I'll just zoom there and it zooms in from 50 seconds to a minute. And if I want to zoom out all the way now, I click the Backslash key, which is right next to the two bracket keys. It zooms back out. Let me zoom back in again in an area and now if I want to manipulate, if I want to drag this thing left and right, I go back to the Hand tool, which is the shortcut H. Now, I've get the Hand tool. I can drag this back and forth. When it's zoomed in like this, you can drag it back and forth. If I zoom it back out by pressing the Backslash key, the Hand tool won't have an effect here because it's already zoomed all the way out.
If I want the Current Time Indicator to go to the beginning of a clip, I just press the Home key and jumps it to the beginning. If I want it to go to the end of the clip, oddly enough, press the End key. You can see the Current Time Indicator jump to the end, quick ways to get to the end or the beginning. And if I want to look at the levels, I'll look up here at the levels. Let me just click inside here a bit by clicking here inside this Ruler. If I click Play now by pressing the Spacebar, (Music playing.) I can see the levels up here. If I hover my cursor over here, the levels will show up, as to how many decibels they are below full scale.

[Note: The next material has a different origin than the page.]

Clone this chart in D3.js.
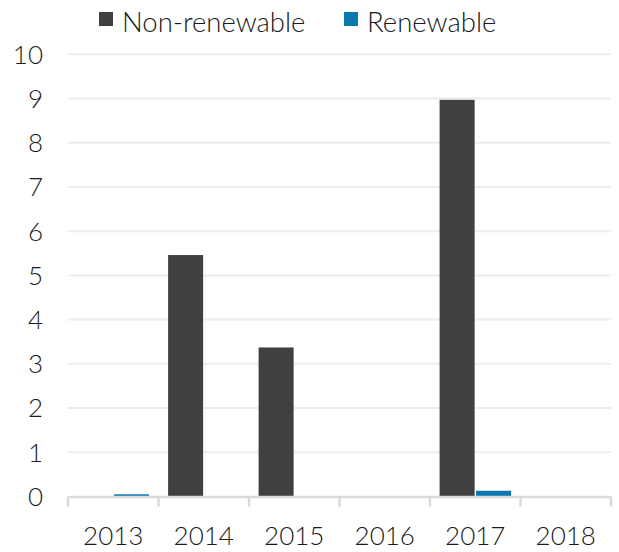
<!DOCTYPE html>
<html>
<head>
<meta charset="utf-8">
<script src="https://cdn.jsdelivr.net/npm/d3@7"></script>
<style>
  html, body { margin: 0; padding: 0; background: #fff; }
  text { font-family: Lato, "Open Sans", sans-serif; font-weight: 300; fill: #1a1a1a; }
</style>
</head>
<body>
<svg id="chart" width="619" height="552"></svg>
<script>
const years = ["2013", "2014", "2015", "2016", "2017", "2018"];
const seriesNames = ["Non-renewable", "Renewable"];
const nonRenewable = [0, 5.46, 3.37, 0, 8.97, 0];
const renewable = [0.05, 0, 0, 0, 0.13, 0];
const yTicks = [0, 1, 2, 3, 4, 5, 6, 7, 8, 9, 10];
const colors = ["#404040", "#0a77b0"];

const svg = d3.select("#chart");
const margin = { left: 68, right: 8, top: 54.3, bottom: 55.5 };
const W = 619, H = 552;
const y0 = 496.5;

const x0 = d3.scaleBand().domain(years).range([margin.left, 611]).paddingInner(0).paddingOuter(0);
const x1 = d3.scaleBand().domain(seriesNames).range([9.6, x0.bandwidth() - 9.4]).paddingInner(0.04).paddingOuter(0);
const y = d3.scaleLinear().domain([0, 10]).range([y0, 54.3]);

// gridlines
svg.append("g").selectAll("line").data(yTicks.filter(d => d > 0)).join("line")
  .attr("x1", margin.left).attr("x2", 611)
  .attr("y1", d => y(d)).attr("y2", d => y(d))
  .attr("stroke", "#ececec").attr("stroke-width", 2);

// y labels
svg.append("g").selectAll("text").data(yTicks).join("text")
  .attr("x", 43).attr("y", d => y(d)).attr("dy", "0.36em")
  .attr("text-anchor", "end").attr("font-size", 26)
  .text(d => d);

// bars
const data = years.map((yr, i) => ({ year: yr, vals: [nonRenewable[i], renewable[i]] }));
const groups = svg.append("g").selectAll("g").data(data).join("g")
  .attr("transform", d => `translate(${x0(d.year)},0)`);
groups.selectAll("rect").data(d => d.vals.map((v, k) => ({ key: seriesNames[k], v, k })))
  .join("rect")
  .attr("x", d => x1(d.key)).attr("width", x1.bandwidth())
  .attr("y", d => y(d.v)).attr("height", d => y0 - y(d.v))
  .attr("fill", d => colors[d.k]);

// x axis
const xAxis = svg.append("g");
xAxis.append("line").attr("x1", margin.left).attr("x2", 611).attr("y1", y0 + 0.5).attr("y2", y0 + 0.5)
  .attr("stroke", "#d9d9d9").attr("stroke-width", 2.5);
const bounds = years.map(d => x0(d)).concat([x0(years[years.length - 1]) + x0.bandwidth()]);
xAxis.selectAll("line.tick").data(bounds).join("line").attr("class", "tick")
  .attr("x1", d => d).attr("x2", d => d).attr("y1", y0).attr("y2", y0 + 10)
  .attr("stroke", "#d9d9d9").attr("stroke-width", 2.5);
xAxis.selectAll("text").data(years).join("text")
  .attr("x", d => x0(d) + x0.bandwidth() / 2).attr("y", 545)
  .attr("text-anchor", "middle").attr("font-size", 26)
  .text(d => d);

// legend
const legendX = [99, 344];
const lg = svg.append("g").selectAll("g").data(seriesNames).join("g")
  .attr("transform", (d, i) => `translate(${legendX[i]},0)`);
lg.append("rect").attr("x", 0).attr("y", 12).attr("width", 14).attr("height", 14)
  .attr("fill", (d, i) => colors[i]);
lg.append("text").attr("x", 23).attr("y", 31.5).attr("font-size", 27.5).text(d => d);
</script>
</body>
</html>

If I want to change the Time Ruler, I can change it from hours, minutes and second, right there you see 20 seconds, 1 minute 20 seconds, we don't have a clip that's more than an hour long here, I can change that by right-clicking on it. I'm changing it to the decimal form, which let's you have thousandths of a second. Let's click that. So, that's 1 minute 30 seconds and 0 thousandths of a second, and I can change this to Samples, if I go Samples, use my Zoom tool now and zoom in on a little iddy biddy area, you can begin to see the waveform, zoom in again, zoom in again, and there are the samples.
I'm going to press the Backslash key to zoom all the way out. So it's basically the way that you can play back clips and plus get a chance to zoom in, zoom out and manipulate your clips inside the Editor panel.